Ungesunde Perspektiven

Die Menschen werden sich an den Gedanken gewöhnen müssen, dass der Ruf nach autofreien Innenstädten nicht länger nur eine unsinnige grüne Vision bleiben kann. Zumindest nicht, so lange unsere Autos, Lkws und Busse Stick- und Schwefeldioxide in die Luft blasen, denen ein Großteil der Bevölkerung in den Ballungsräumen hilflos ausgesetzt ist. 467 000 Opfer, die durch Feinpartikel krank wurden und schließlich starben, darf man nicht als bloße Statistik zur Seite schieben. Was EU-Experten gestern vorgebracht haben, passt zu dem Ziel der deutschen Länderregierungen, bis 2050 überhaupt keine Fahrzeuge mit Verbrennungsmotoren mehr in die Citys zu lassen. Aber selbst dieses ehrgeizige Ziel klingt noch viel zu bescheiden, um all jenen, die heute leben, helfen zu können.

Dass die Fachleute fast schon im gleichen Atemzug die Qualität der Gesundheitsfür- und -vorsorge in Europa kritisieren, weil sie in weiten Bereichen der Union nicht den Notwendigkeiten entspricht, verdüstert das Bild zusätzlich. Die Botschaft lautet: Wir machen uns selber krank, haben dann aber nicht die Instrumente, um Behandlungen durchzuführen. Das ist ein bitteres Zeugnis für die europäischen Staaten, aber mehr noch für jene, die zu den Opfern beider Entwicklungen werden.
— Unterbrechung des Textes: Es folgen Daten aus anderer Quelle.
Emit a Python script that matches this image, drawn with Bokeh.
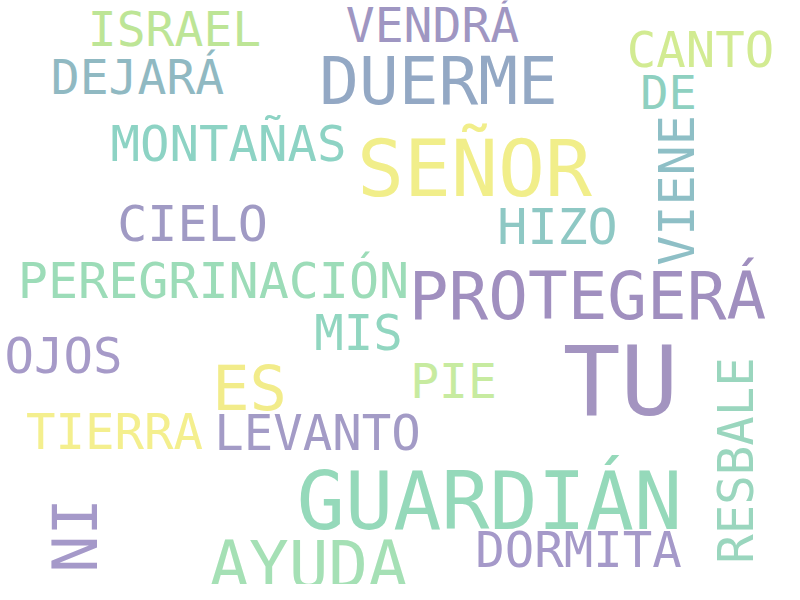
import numpy as np
from bokeh.plotting import figure
from bokeh.models import Range1d
from bokeh.core.properties import value
from bokeh.embed import file_html
from bokeh.resources import INLINE

words = ["ISRAEL", "VENDRÁ", "CANTO", "DEJARÁ", "DUERME", "DE", "MONTAÑAS", "SEÑOR",
         "VIENE", "HIZO", "CIELO", "PEREGRINACIÓN", "PROTEGERÁ", "MIS", "OJOS", "TU",
         "ES", "PIE", "RESBALE", "TIERRA", "LEVANTO", "GUARDIÁN", "NI", "AYUDA", "DORMITA"]
xs = [182, 440, 708, 145, 446, 676, 236, 482,
      684, 565, 200, 221, 595, 366, 71, 628,
      257, 461, 744, 122, 325, 497, 83, 316, 586]
ys = [36, 32, 58, 84, 89, 100, 152, 176,
      198, 234, 231, 288, 304, 341, 364, 389,
      396, 388, 468, 440, 441, 509, 543, 573, 558]
sizes = [48, 48, 49, 48, 66, 47, 49, 78,
         50, 50, 50, 50, 66, 49, 49, 96,
         62, 48, 49, 49, 49, 80, 62, 66, 49]
vertical = [0, 0, 0, 0, 0, 0, 0, 0,
            1, 0, 0, 0, 0, 0, 0, 0,
            0, 0, 1, 0, 0, 0, 1, 0, 0]
colors = ["#bde596", "#9f96c2", "#d2eb92", "#90b9c2", "#93a8c4", "#8ed0c0", "#8dd3c4", "#f1ee8a",
          "#8ebfc6", "#8ec8c4", "#a09ac4", "#9cdcb8", "#a08fbf", "#91d6c0", "#a69ac8", "#a394c0",
          "#f2ec8a", "#c7eba0", "#9ad6be", "#f4ef8e", "#a39bc6", "#95d9ba", "#a599c9", "#a5e0b5", "#a599c9"]

# page has an 8px margin: map data coords to the reference's pixel coords
p = figure(width=784, height=584, output_backend="svg", toolbar_location=None,
           x_range=Range1d(8, 792), y_range=Range1d(592, 8), min_border=0)
p.axis.visible = False
p.grid.visible = False
p.outline_line_color = None

for w, x, y, s, v, c in zip(words, xs, ys, sizes, vertical, colors):
    p.text(x=[x], y=[y], text=[w], text_color=c, text_align="center", text_baseline="middle",
           text_font=value("DejaVu Sans Mono"), text_font_size=f"{s}px",
           angle=np.pi / 2 if v else 0)

open("out.html", "w").write(file_html(p, INLINE))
Nun gehört Gesundheitsversorgung nicht zu den Zuständigkeiten der EU. Doch die Studien haben Recht mit ihren Forderungen nach mehr Investitionen in eine Versorgungsstruktur, die Ursachen derzeit nicht wirkungsvoll angeht und die Errungenschaften der Medizin nicht mehr für alle vorhält. Die von der EU-Kommission und der OECD gestern vorgelegten Zahlen belegen, dass sich Bürger von wirtschaftlich gesunden Staaten therapeutische Möglichkeiten leisten können, während Bewohner von weniger entwickelten europäischen Ländern nicht einmal die Chance auf Behandlung haben. Weil die Zahl der Ärzte sinkt, weil der Anteil der eigenen Kosten an den Behandlungen unerschwinglich wird. Weil gesundes Leben auch eine Frage des Geldbeutels ist. Doch die "Langfristige Finanzierungen der Gesundheitssysteme" steht seit Monaten folgenlos auf den Tagesordnungen der EU-Finanzminister. Als ob es sich bei dieser Frage nicht um eine der wichtigsten Zukunftsaufgaben überhaupt handeln würde.

Dabei ist die EU spätestens an dieser Stelle doch wieder im Boot. Denn bei ihr werden nicht nur Höchstgrenzen für Schadstoffe erarbeitet, sondern auch um Ausnahmen für bestimmte Wirtschaftsbereiche gerungen. Für deren Folgen müssen dann die überforderten Gesundheitssysteme einspringen. Das ist nicht nur unsinnig, sondern auch verantwortungslos. Der gleiche Elan, mit dem sich die EU für den Schutz des Klimas einsetzt, wäre auch für das Schaffen einer gesunden Umgebung nötig.